While at Oxford the youth published a treatise on the planetary orbits and argued the Sun’s axial rotation.

On his graduation from Oxford, the young would-be astronomer conceived the project of turning his attention to the southern Stars, of which no good observations had been made. Shortly before this time a Dutch astronomer, named Houtman, had observed these Stars in the island of Sumatra; and Blaeu, the best globe maker of the age, had used these new observations in the correction of his celestial globes. Halley, on examining these corrections, came to the conclusion that he himself could do better. He also concluded that the Island of St. Helena might be a better point for southern observations. His father, unable to pay the expenses of so long a trip, broached the project to some friends. The young astronomer was recommended to King Charles II. by Williamson and Jones Moore, and the King in turn recommended the youth to the Indian Company, which then had control over the island of St. Helena.

After this all was plain sailing. The India Company placed a ship at his disposition and promised him all the assistance he required. Young Halley provided himself with telescopes, and micrometers, and other instruments of the latest approved pattern. In November, 1666, at the age of twenty, he sailed for St. Helena. Among his luggage was a sextant of five and a half feet and a telescope twenty-four feet in length constructed under the supervision of Flamsteed, the Astronomer Royal.

Halley was disappointed in the climate of St. Helena. Frequent rains and a constantly hazy sky scarcely permitted any observations in the months of August and September. Notwithstanding these difficulties, he succeeded in observing and cataloguing some 360 Stars.

In addition to his work on the Stars, Halley made some investigations on the Moon’s parallax, combining his observations at St. Helena with those made in northern skies. He also evolved a new theory of the Moon’s motion, which proved of great aid in the determination of longitudes.

On November 7, 1677, Halley observed a transit of Mercury which suggested to him the important idea of employing similar phenomena for the calculation of the Sun’s distance.

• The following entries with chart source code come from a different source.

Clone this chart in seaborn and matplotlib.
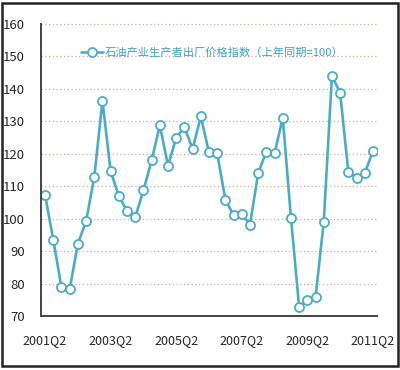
import pandas as pd
import seaborn as sns
import matplotlib.pyplot as plt
from matplotlib.patches import Rectangle

sns.set_style('white')
plt.rcParams['font.family'] = ['Liberation Sans Narrow', 'Noto Sans CJK SC', 'DejaVu Sans']

# quarterly labels, 2001Q2 .. 2011Q2
quarters = [f'{y}Q{q}' for y in range(2001, 2012) for q in range(1, 5)][1:42]
index_values = [107.3, 93.4, 78.8, 78.3, 92.3, 99.2, 112.8, 136.3, 114.6, 107.0,
                102.3, 100.5, 108.7, 118.0, 128.8, 116.3, 125.0, 128.2, 121.5, 131.5,
                120.4, 120.1, 105.8, 101.1, 101.3, 98.2, 114.0, 120.7, 120.1, 131.1,
                100.3, 72.7, 75.0, 75.8, 98.9, 144.0, 138.8, 114.5, 112.6, 114.0,
                120.8]
series_name = '石油产业生产者出厂价格指数（上年同期=100）'
y_ticks = [70, 80, 90, 100, 110, 120, 130, 140, 150, 160]
label_quarters = ['2001Q2', '2003Q2', '2005Q2', '2007Q2', '2009Q2', '2011Q2']

df = pd.DataFrame({'pos': range(len(quarters)), 'quarter': quarters, 'value': index_values})

line_color = '#4BACC6'

fig = plt.figure(figsize=(4, 3.7), dpi=100)
ax = fig.add_axes([0.1025, 0.146, 0.84, 0.789])

sns.lineplot(data=df, x='pos', y='value', ax=ax, color=line_color, linewidth=1.9,
             marker='o', markersize=6.5, markerfacecolor='white',
             markeredgecolor=line_color, markeredgewidth=1.3, label=series_name)

ax.set_xlim(-0.5, len(quarters) - 0.5)
ax.set_ylim(70, 160)
ax.set_yticks(y_ticks)
ax.set_yticklabels([str(v) for v in y_ticks], fontsize=9.5)
for v in y_ticks[1:]:
    ax.axhline(v, color='#D8A89C', linestyle=(0, (1, 2)), linewidth=0.9, zorder=0)

# tick marks between categories every 2 quarters, labels every 8 quarters
ax.set_xticks([p + 0.5 for p in range(1, len(quarters) - 1, 2)])
ax.set_xticklabels([])
ax.set_xticks([quarters.index(q) for q in label_quarters], minor=True)
ax.set_xticklabels(label_quarters, minor=True, fontsize=9)
ax.tick_params(axis='x', which='major', direction='in', length=4, width=1, color='#333333')
ax.tick_params(axis='x', which='minor', length=0, pad=13)
ax.tick_params(axis='y', direction='in', length=3, width=1, color='#333333', pad=11.5)
ax.set_xlabel('')
ax.set_ylabel('')

for side in ['top', 'right']:
    ax.spines[side].set_visible(False)
for side in ['left', 'bottom']:
    ax.spines[side].set_color('#444444')
    ax.spines[side].set_linewidth(1.4)

leg = ax.legend(loc='center', bbox_to_anchor=(0.51, 0.904), frameon=False,
                handlelength=2.0, handletextpad=0.15,
                prop={'family': ['Noto Sans CJK SC', 'DejaVu Sans'], 'size': 8.1})
for t in leg.get_texts():
    t.set_color('#3FA3C0')

fig.patches.append(Rectangle((0.004, 0.01), 0.99, 0.983, transform=fig.transFigure,
                             fill=False, edgecolor='#222222', linewidth=1.8))

fig.savefig('out.png', dpi=100)
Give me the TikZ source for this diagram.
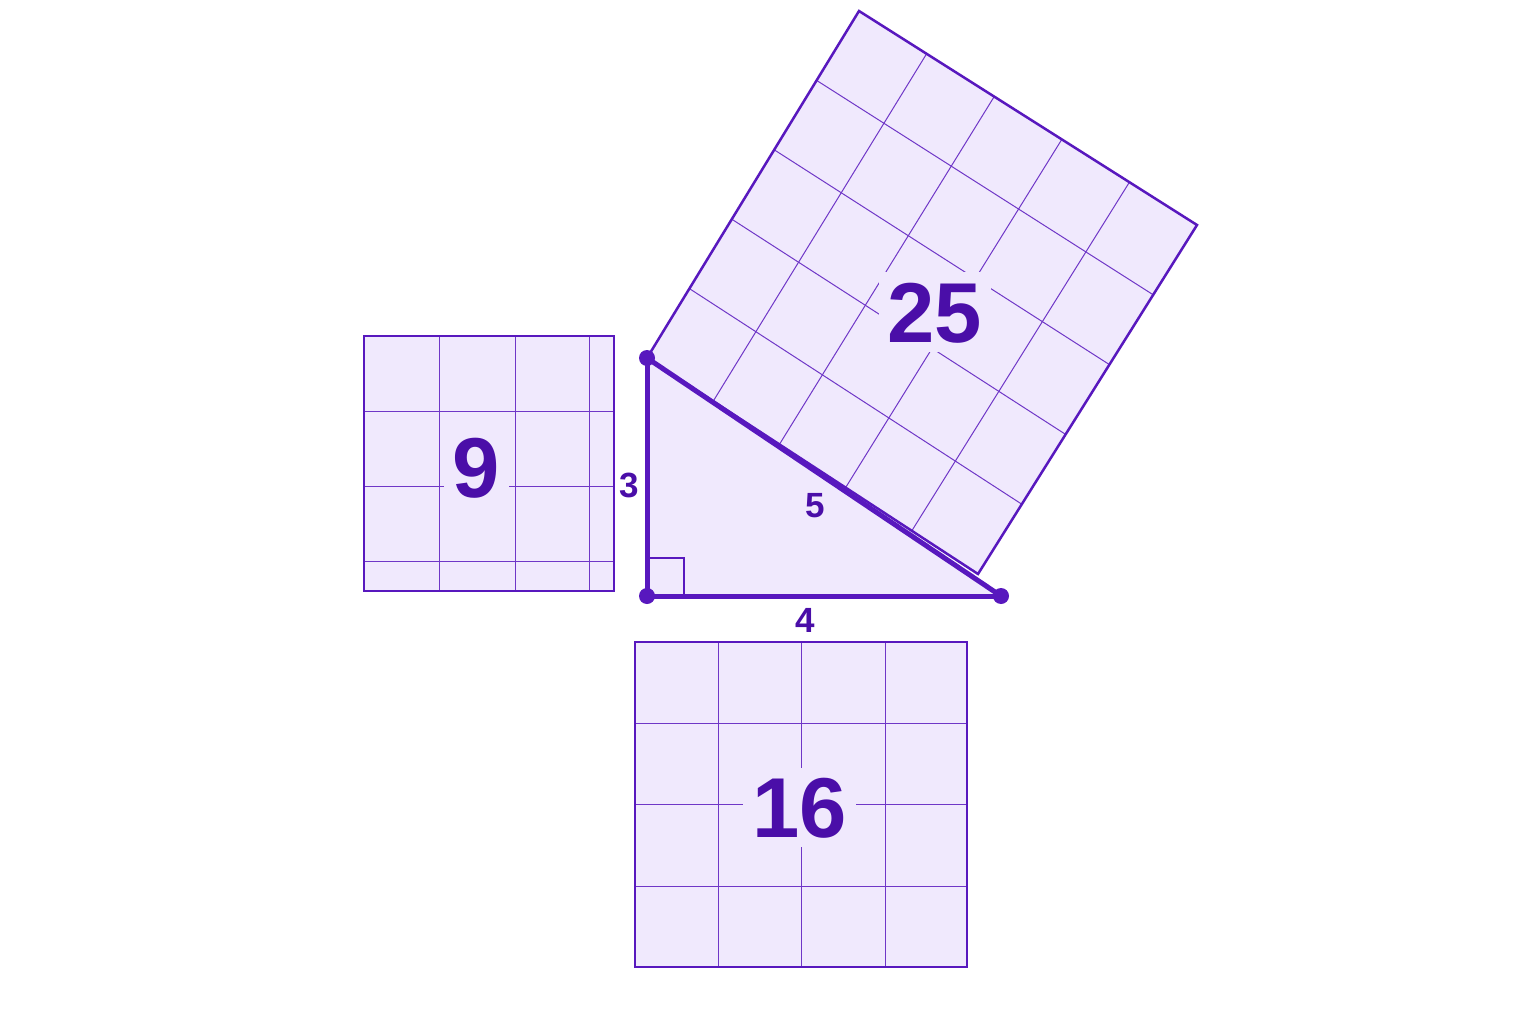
\documentclass[tikz,border=0pt]{standalone}
\usepackage{fontspec}
\setmainfont{Liberation Sans}
\usetikzlibrary{calc}
\definecolor{stroke}{RGB}{88,24,190}
\definecolor{ink}{RGB}{74,14,168}
\definecolor{lav}{RGB}{240,233,253}
\begin{document}
\begin{tikzpicture}[x=1pt,y=-1pt,
 gridline/.style={draw=stroke!85!lav,line width=1pt},
 leg/.style={draw=stroke,line width=5pt,line cap=round},
 vdot/.style={circle,fill=stroke,inner sep=0pt,minimum size=16pt},
 biglabel/.style={font=\fontsize{85}{85}\selectfont\bfseries,text=ink,fill=lav,inner xsep=9pt,inner ysep=9pt,text height=61pt,text depth=0pt},
 smalllabel/.style={font=\fontsize{35}{35}\selectfont\bfseries,text=ink,inner sep=0pt,text height=25pt,text depth=0pt}]
\useasboundingbox (0,0) rectangle (1536,1024);
\fill[white] (0,0) rectangle (1536,1024);

% square 9
\coordinate (n1) at (364,336);
\coordinate (n2) at (614,591);
\fill[lav] (n1) rectangle (n2);
\foreach \x in {439,515,589} \draw[gridline] (\x,336) -- (\x,591);
\foreach \y in {411,486,561} \draw[gridline] (364,\y) -- (614,\y);
\node[biglabel] (nine) at (476.5,467) {9};
\draw[draw=stroke,line width=2.5pt] (n1) rectangle (n2);

% square 16
\coordinate (s1) at (635,642);
\coordinate (s2) at (967,967);
\fill[lav] (s1) rectangle (s2);
\foreach \x in {718,801,885} \draw[gridline] (\x,642) -- (\x,967);
\foreach \y in {723,804,886} \draw[gridline] (635,\y) -- (967,\y);
\node[biglabel] (sixteen) at (799.5,807) {16};
\draw[draw=stroke,line width=2.5pt] (s1) rectangle (s2);

% square 25
\coordinate (A) at (647,358);
\coordinate (B) at (978,574);
\coordinate (C) at (1197,225);
\coordinate (D) at (859,11);
\fill[lav] (A) -- (B) -- (C) -- (D) -- cycle;
\foreach \t in {0.2,0.4,0.6,0.8} {
  \draw[gridline] ($(A)!\t!(D)$) -- ($(B)!\t!(C)$);
  \draw[gridline] ($(A)!\t!(B)$) -- ($(D)!\t!(C)$);
}
\node[biglabel] (twentyfive) at (935,312) {25};
\draw[draw=stroke,line width=2.5pt,line join=miter] (A) -- (B) -- (C) -- (D) -- cycle;

% triangle
\coordinate (R) at (647,596);
\coordinate (T) at (647,358);
\coordinate (S) at (1001,596);
\fill[lav] (R) -- (T) -- (S) -- cycle;
\draw[draw=stroke,line width=2pt] (647,558) -- (684,558) -- (684,596);
\draw[leg] (R) -- (T);
\draw[leg] (R) -- (S);
\draw[leg] (T) -- (S);
\node[vdot] (vR) at (R) {};
\node[vdot] (vT) at (T) {};
\node[vdot] (vS) at (S) {};

% side labels
\node[smalllabel] (l3) at (629,485) {3};
\node[smalllabel] (l4) at (805,620) {4};
\node[smalllabel] (l5) at (815.5,505) {5};
\end{tikzpicture}
\end{document}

Halley returned to England in November, 1678, and was hailed by his fellow astronomers as the “Southern Tycho.” He was elected a fellow of the Royal Society, and by the King’s command the degree of Master of Arts was conferred upon him by the University of Oxford.

Six months later Halley set out for Dantsic for a personal conference with Hevelius, the Polish astronomer. Halley wanted to satisfy himself as to the accuracy of observations claimed by Hevelius without the aid of a telescope. Halley convinced himself that the errors of the observations made by Hevelius were less than had been supposed, and did not exceed a minute of an arc. The two became life-long friends. Halley proceeded to other cities of Europe where there were observatories. In Paris he observed with Cassini the great Comet of 1680. This was the beginning of Halley’s special study of Comets.

Returning to England, the young astronomer married the daughter of Mr. Tooke, auditor of the Exchequer, with whom he lived harmoniously until her death, fifty-five years later. The young couple settled at Islington, where Halley erected an observatory of his own and engaged in constant lunar observations with a view toward finding a method for computing longitudes at sea.